What critics did seem to mostly enjoy about the play was the commitment of Cillian Murphy and Mikel Murfi as 1 and 2.  They seemed to have boundless energy, racing through their routines, leaping onto furniture and keeping up a frenetic tension throughout.  The last time I saw Cillian Murphy onstage he was doing much the same but on his own – racing around a larger stage in a similarly plotted Enda Walsh play, Misterman.  It seems to keep him young, and he’s rather good at it.  The other thing which was not as often mentioned by critics but which I enjoyed was a very evocative turn of phrase on Walsh’s part.  Although the dialogue doesn’t follow a discernible narrative, it’s full of phrases like “trapped and swallowed gutless words” which resonated enough for me to write them down.

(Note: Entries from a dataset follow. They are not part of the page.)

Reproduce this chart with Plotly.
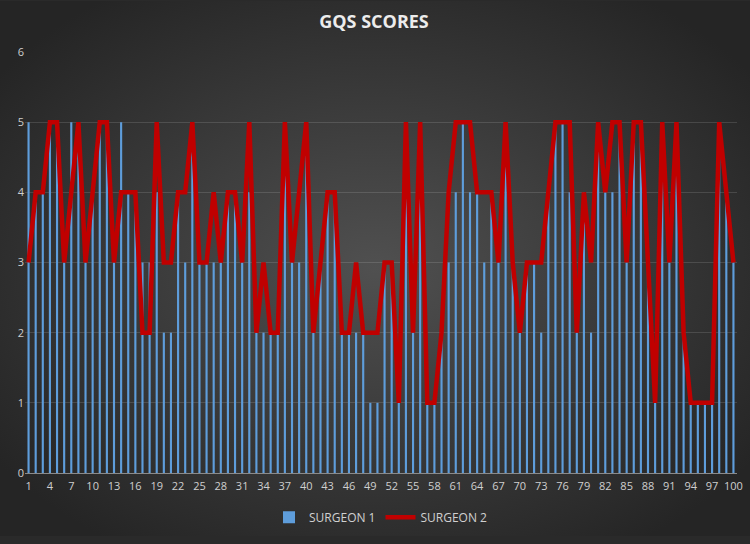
import base64
import plotly.graph_objects as go

# GQS scores per video
videos = list(range(1, 101))

surgeon_1 = [
    5, 4, 4, 5, 5, 3, 5, 5, 3, 4, 5, 5, 3, 5, 4, 4, 3, 3, 4, 2, 2, 4, 3, 5, 3,
    3, 3, 3, 4, 4, 3, 4, 2, 2, 2, 2, 5, 3, 3, 5, 2, 3, 4, 4, 2, 2, 2, 2, 1, 1,
    3, 3, 1, 5, 2, 5, 1, 1, 2, 3, 4, 5, 4, 4, 3, 4, 3, 5, 3, 2, 3, 3, 2, 4, 5,
    5, 4, 2, 4, 2, 5, 4, 4, 5, 3, 5, 5, 3, 1, 5, 3, 5, 2, 1, 1, 1, 1, 5, 4, 3,
]

surgeon_2 = [
    3, 4, 4, 5, 5, 3, 4, 5, 3, 4, 5, 5, 3, 4, 4, 4, 2, 2, 5, 3, 3, 4, 4, 5, 3,
    3, 4, 3, 4, 4, 3, 5, 2, 3, 2, 2, 5, 3, 4, 5, 2, 3, 4, 4, 2, 2, 3, 2, 2, 2,
    3, 3, 1, 5, 2, 5, 1, 1, 2, 4, 5, 5, 5, 4, 4, 4, 3, 5, 3, 2, 3, 3, 3, 4, 5,
    5, 5, 2, 4, 3, 5, 4, 5, 5, 3, 5, 5, 3, 1, 5, 3, 5, 2, 1, 1, 1, 1, 5, 4, 3,
]

x_ticks = list(range(1, 101, 3)) + [100]
y_ticks = [0, 1, 2, 3, 4, 5, 6]

W, H = 750, 544
L, R, T, B = 25, 13, 52, 64

# dark radial background (like the Excel chart style)
svg = (
    f'<svg xmlns="http://www.w3.org/2000/svg" width="{W}" height="{H}" preserveAspectRatio="none">'
    '<defs><radialGradient id="g" cx="50%" cy="50%" r="62%">'
    '<stop offset="0%" stop-color="#505050"/>'
    '<stop offset="100%" stop-color="#252525"/>'
    '</radialGradient></defs>'
    f'<rect x="0" y="0" width="{W}" height="{H}" fill="url(#g)"/></svg>'
)
bg_src = "data:image/svg+xml;base64," + base64.b64encode(svg.encode()).decode()

pw, ph = W - L - R, H - T - B

fig = go.Figure()

fig.add_trace(go.Bar(
    x=videos,
    y=surgeon_1,
    name="SURGEON 1",
    marker=dict(color="#5e9ddb", line=dict(width=0)),
))

fig.add_trace(go.Scatter(
    x=videos,
    y=surgeon_2,
    name="SURGEON 2",
    mode="lines",
    line=dict(color="#c00000", width=4.5),
))

fig.add_layout_image(dict(
    source=bg_src,
    xref="paper", yref="paper",
    x=-L / pw, y=1 + T / ph,
    sizex=W / pw, sizey=H / ph,
    sizing="stretch",
    layer="below",
))

fig.update_layout(
    width=W,
    height=H,
    margin=dict(l=L, r=R, t=T, b=B),
    paper_bgcolor="#2a2a2a",
    plot_bgcolor="rgba(0,0,0,0)",
    bargap=0.7,
    font=dict(family="Open Sans, Liberation Sans, sans-serif", color="#cfcfcf", size=11),
    title=dict(
        text="<b>GQS SCORES</b>",
        x=374 / W, xanchor="center",
        y=1 - 22 / H, yanchor="middle",
        font=dict(size=18, color="#ececec"),
    ),
    xaxis=dict(
        range=[0.5, 100.5],
        tickmode="array",
        tickvals=x_ticks,
        ticktext=[str(v) for v in x_ticks],
        tickangle=0,
        showgrid=False,
        showline=True,
        linecolor="#8a8a8a",
        linewidth=1,
        ticks="",
        ticklabelstandoff=3,
        zeroline=False,
        automargin=False,
    ),
    yaxis=dict(
        range=[0, 6],
        tickvals=y_ticks,
        showgrid=True,
        gridcolor="rgba(255,255,255,0.13)",
        gridwidth=1,
        zeroline=False,
        ticks="",
        automargin=False,
    ),
    legend=dict(
        orientation="h",
        x=0.5, xanchor="center",
        y=-0.105, yanchor="middle",
        font=dict(size=12, color="#d0d0d0"),
        bgcolor="rgba(0,0,0,0)",
    ),
)

# drop the page's default body margin so the chart sits at 0,0
fig.write_html(
    "out.html",
    config={"displayModeBar": False},
    post_script="document.body.style.margin='0';",
)
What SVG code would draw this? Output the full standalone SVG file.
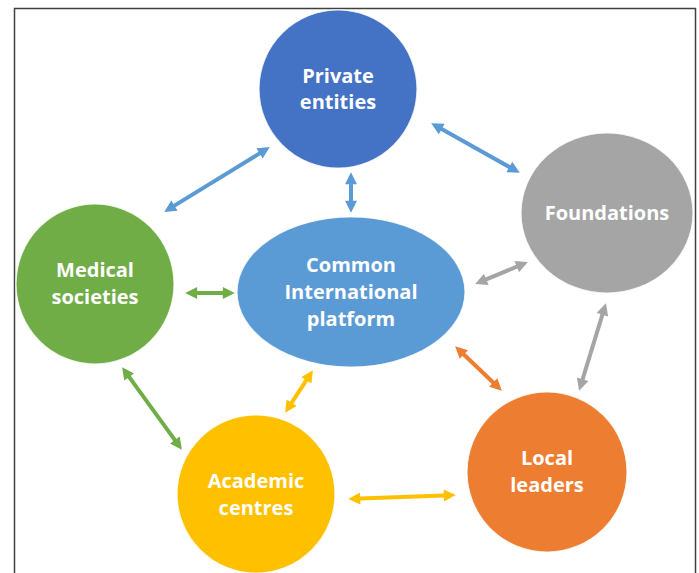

The thing is though, I don’t tend to enjoy things which purposefully don’t make sense.  It’s the reason I don’t like David Lynch films, and plan to avoid Harold Pinter plays in future.  I find it arrogant on the part of a playwright or filmmaker to subject an audience to a fixed length of time from which they will ultimately take little but some nice language and solid acting.  It’s not like a picture which you can stand in front of, evaluate, and walk away from it you decide there is no greater message.  I don’t think I will be making it a trilogy of Enda Walsh and Cillian Murphy at the National for that very reason – a little more narrative with my theatre from now on, thank you.